Затем надо бороться со взяточничеством и со всякой неправдой. Я чувствовал, что эта вторая ступень плана была гораздо труднее… Тут глубже задевалась самая натура человека… Но есть ли что невозможное для молодых кипучих сил, и в особенности для юных, крылатых мечтаний и надежд?!..
А там, дальше, надо было только стараться, чтобы было меньше «воинственных людей» и меньше, гораздо меньше эгоистов, ни о ком не думающих, кроме себя и своей семьи…
Все это мне казалось так легко, доступно… Стоит только вторгнуться, убеждать, доказывать, бить, рубить направо, налево, словом и делом… и все совершится…
Одним словом, я еще был весь под впечатлением севастопольских порядков. При каждом новом препятствии я устранял его так же воинственно, как слабосильного врага…

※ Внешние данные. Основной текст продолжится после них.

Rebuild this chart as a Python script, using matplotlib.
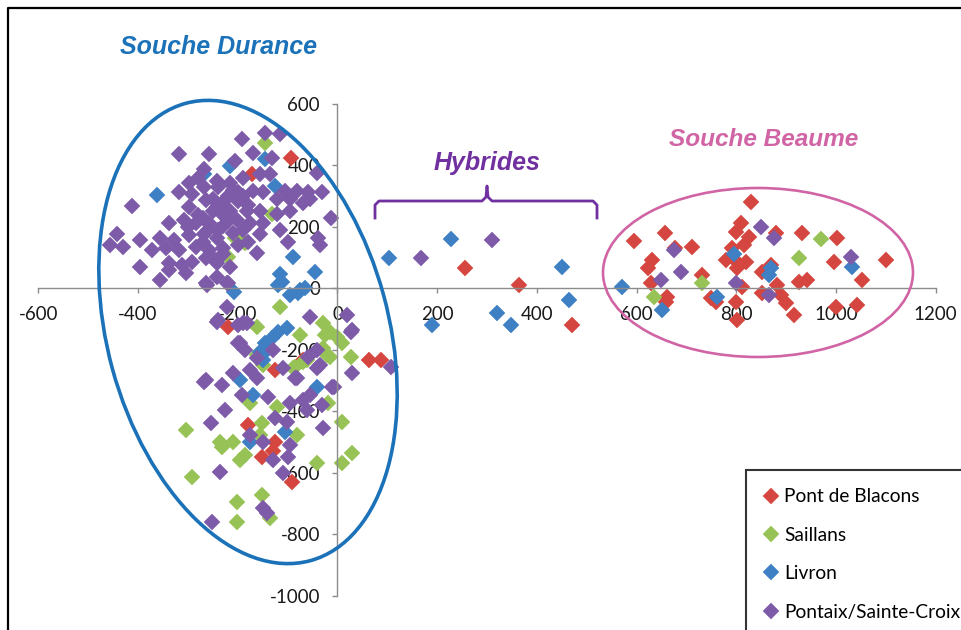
import numpy as np
import matplotlib
matplotlib.use('Agg')
import matplotlib.pyplot as plt
from matplotlib.patches import Ellipse

plt.rcParams['font.family'] = ['Lato', 'DejaVu Sans']
plt.rcParams['axes.unicode_minus'] = False

# --- data ---
series_names = ['Pont de Blacons', 'Saillans', 'Livron', 'Pontaix/Sainte-Croix']
series_colors = ['#D4463F', '#97C255', '#3F80C5', '#7E5BA8']

blacons = [(-94, 425), (-172, 373), (64, -234), (88, -234), (255, 65), (365, 10), (471, -120),
           (-180, -445), (-126, -500), (-130, -530), (-152, -548), (-92, -630), (-220, -127),
           (-126, -266), (-70, -234),
           (830, 282), (595, 153), (657, 179), (711, 133), (677, 130), (631, 91), (623, 65),
           (629, 16), (661, -29), (659, -45), (731, 42), (750, -32), (760, -45), (810, 214),
           (800, 182), (826, 166), (816, 140), (792, 130), (780, 91), (802, 84), (820, 84),
           (802, 65), (812, 3), (800, -45), (802, -104), (852, 52), (870, 75), (880, 179),
           (852, -16), (882, 10), (890, -23), (900, -49), (916, -88), (926, 19), (942, 26),
           (932, 179), (1002, 162), (996, 84), (1052, 26), (1042, -55), (1100, 91), (1000, -62)]

saillans = [(970, 159), (926, 100), (731, 16), (635, -29),
            (-146, 471), (-186, 146), (-132, 243), (-206, 162), (-220, 101),
            (-116, -62), (-30, -114), (-16, -143), (0, -159), (10, -178), (-26, -153),
            (-162, -127), (-76, -153), (-30, -195), (-16, -224), (-62, -234), (-90, -260),
            (-150, -250), (-162, -217), (-20, -373), (-122, -386), (-176, -373), (28, -224),
            (-22, -217), (-70, -240), (-86, -256),
            (-303, -461), (-236, -500), (-210, -500), (-232, -516), (-196, -558), (-186, -542),
            (-152, -438), (-156, -477), (-82, -477), (-42, -568), (10, -435), (10, -568),
            (30, -535), (-291, -613), (-202, -694), (-152, -672), (-202, -759), (-136, -746)]

livron = [(104, 97), (228, 159), (451, 68), (465, -39), (319, -81), (349, -120), (190, -120),
          (571, 3), (651, -71), (762, -29), (796, 110), (870, 65), (866, 42), (1032, 68),
          (-363, 302), (-267, 373), (-216, 399), (-146, 422), (-126, 334), (-226, 260),
          (-90, 101), (-46, 52), (-116, 45), (-112, 19), (-120, 10), (-208, -13), (-96, -23),
          (-80, -16), (-76, -6), (-66, 0), (-102, -130), (-120, -143), (-132, -162),
          (-146, -178), (-142, -201), (-156, -208), (-150, -234), (-196, -299), (-42, -321),
          (-170, -347), (-106, -467), (-176, -500)]

pontaix = [(-146, 506), (-116, 503), (-192, 487), (-317, 438), (-257, 438), (-170, 441),
           (-132, 425), (-206, 415), (-42, 376), (-190, 360), (-156, 373), (-136, 373),
           (-267, 389), (-297, 344), (-242, 350), (-216, 341), (-267, 328), (-317, 312),
           (-291, 308), (-200, 312), (-170, 318), (-150, 312), (-106, 318), (-82, 318),
           (-60, 312), (-32, 312), (-122, 292), (-96, 292), (-70, 279), (-56, 292),
           (-413, 269), (-297, 263), (-263, 286), (-242, 263), (-216, 253), (-182, 253),
           (-156, 253), (-122, 243), (-96, 253), (-12, 230), (-337, 211), (-307, 221),
           (-283, 211), (-257, 211), (-230, 204), (-202, 221), (-176, 211), (-150, 211),
           (-116, 188), (-443, 178), (-397, 156), (-357, 165), (-327, 156), (-297, 172),
           (-267, 178), (-242, 165), (-156, 178), (-100, 149), (-40, 165), (-457, 140),
           (-431, 133), (-373, 123), (-343, 130), (-317, 123), (-283, 133), (-257, 123),
           (-230, 130), (-162, 114), (-36, 140), (-337, 81), (-311, 75), (-291, 84),
           (-263, 97), (-242, 81), (-216, 68), (-397, 68), (-357, 26), (-303, 49),
           (-263, 16), (-222, 16), (-242, 36), (-337, 58),
           (-280, 360), (-240, 330), (-220, 300), (-200, 285), (-180, 270), (-250, 290),
           (-230, 240), (-260, 190), (-240, 190), (-210, 180), (-190, 190), (-280, 240),
           (-300, 200), (-270, 150), (-250, 100), (-230, 110), (-200, 140), (-180, 150),
           (-230, 280), (-210, 320), (-190, 300), (-250, 250), (-270, 230), (-220, 220),
           (-222, -62), (-240, -104), (-200, -120), (-182, -114), (-56, -94), (20, -88),
           (28, -143), (-196, -178), (-186, -201), (-162, -227), (-130, -201), (-110, -260),
           (-82, -292), (-60, -224), (-42, -201), (-36, -250), (30, -276), (-210, -276),
           (-176, -266), (-162, -292), (-267, -305), (-232, -315), (-192, -347), (-140, -354),
           (-96, -373), (-70, -363), (-56, -347), (-6, -321), (-62, -396), (-32, -380),
           (-226, -396), (-253, -438), (-126, -422), (-102, -435), (-176, -477), (-150, -500),
           (-96, -509), (-30, -454), (-130, -558), (-100, -548), (-236, -597), (-110, -600),
           (-150, -714), (-142, -730), (-251, -759), (108, -256), (-261, 10), (-220, 16),
           (-242, -110), (-190, -114), (-200, -178), (-263, -299), (-42, -260), (-86, -292),
           (-10, -321), (30, -136),
           (168, 100), (309, 156),
           (850, 198), (876, 162), (675, 123), (689, 52), (649, 26), (800, 16), (866, -23),
           (1030, 101)]

x_ticks = list(range(-600, 1201, 200))
y_ticks = list(range(-1000, 601, 200))

W, H = 961, 630
fig = plt.figure(figsize=(W / 100, H / 100), dpi=100)

# main chart, axes fill the whole canvas, limits chosen so the axis lines sit where they do
ax = fig.add_axes([0, 0, 1, 1])
ax.set_xlim(-677, 1250.8)
ax.set_ylim(-1111.2, 937.6)
ax.patch.set_visible(False)

for name, col, pts in zip(series_names, series_colors, [blacons, saillans, livron, pontaix]):
    xs, ys = zip(*pts)
    ax.plot(xs, ys, 'D', ms=7.9, color=col, mec=col, mew=0.3, ls='none', label=name)

for s in ['top', 'right']:
    ax.spines[s].set_visible(False)
ax.spines['left'].set_position(('data', 0))
ax.spines['bottom'].set_position(('data', 0))
ax.spines['left'].set_bounds(-1000, 600)
ax.spines['bottom'].set_bounds(-600, 1200)
for s in ['left', 'bottom']:
    ax.spines[s].set_color('#8C8C8C')
    ax.spines[s].set_linewidth(1.0)
ax.set_xticks(x_ticks)
ax.set_yticks(y_ticks)
ax.tick_params(direction='out', length=3.6, width=1, color='#8C8C8C',
               labelsize=13.5, labelcolor='#1A1A1A')
ax.tick_params(axis='x', pad=9)
ax.tick_params(axis='y', pad=9)

leg = fig.legend(loc='upper left', bbox_to_anchor=(746 / W, 1 - 470 / H), borderaxespad=0,
                 fontsize=13.8, frameon=True, fancybox=False, edgecolor='black',
                 borderpad=0.95, handlelength=0.75, handletextpad=0.3, labelspacing=1.12)
leg.get_frame().set_linewidth(1.5)

# overlay in pixel coordinates for the drawn shapes and labels
ov = fig.add_axes([0, 0, 1, 1])
ov.set_xlim(0, W)
ov.set_ylim(H, 0)
ov.axis('off')
ov.patch.set_visible(False)

ov.add_patch(Ellipse((248, 332), 281, 474, angle=-15.25, fill=False,
                     edgecolor='#1B72B8', linewidth=2.6))
ov.add_patch(Ellipse((758, 272.5), 310, 169, fill=False,
                     edgecolor='#D064A4', linewidth=1.9))
ov.plot([375, 375, 379, 482, 486, 487, 488, 492, 593, 597, 597],
        [218, 205, 201, 201, 197, 186, 197, 201, 201, 205, 218],
        color='#7030A0', linewidth=2.0, solid_joinstyle='round')

ov.text(219, 47, 'Souche Durance', ha='center', va='center', fontsize=18,
        fontweight='bold', fontstyle='italic', color='#1B72B8', family='Liberation Sans')
ov.text(487, 163, 'Hybrides', ha='center', va='center', fontsize=18,
        fontweight='bold', fontstyle='italic', color='#7030A0', family='Liberation Sans')
ov.text(764, 140, 'Souche Beaume', ha='center', va='center', fontsize=17.6,
        fontweight='bold', fontstyle='italic', color='#D064A4', family='Liberation Sans')

# outer frame of the original slide picture (only top and left visible)
ov.plot([8, 8, W], [H, 8, 8], color='black', linewidth=1.6, clip_on=False)

fig.savefig('out.png', dpi=100)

Я скакал по-фельдъегерски, везде сыпал рублями на водку. Благо этих рублей был у меня порядочный запас. Но шесть, семь дней безумной скачки почти без отдыха наконец сделали свое дело. Я весь был разбит и остановился на день в Тамбове, выспался богатырем и с новыми силами полетел дальше.
Вспоминая теперь эту отчаянную скачку, я вполне сознаю, что выдержать ее можно было только при страшном нервном возбуждении, которое не покидало меня всю дорогу.
XCVI
Наконец до П. осталось несколько станций. Я бросал ямщикам по золотому. Поил их, поил станционных смотрителей. Загнал двух лошадей, сломал телегу, но наконец рано утром, кажется на десятые сутки моей безумной скачки, я въезжал в П. и невольно со страхом и радостью перекрестился на хорошо знакомую мне низенькую церковь Покрова.
Вот наконец Варварская улица. Все как-то постарело, все глядит пустырем, но я жадно смотрю вдаль, туда… к низенькому шоколадному домику. И наконец тройка влетела на двор. Собаки бросились на нас с лаем.
Не помня себя от радости, я звоню, врываюсь… Лена!!!
Ко мне вышла Анна Семеновна, старушка, вся в черном, старушка, давно мне знакомая, которую я знаю с детства и которая у Лазаревских служила чем-то в роде экономки и управительницы.
— Батюшки светы! — всплеснула она руками. — Откуда это?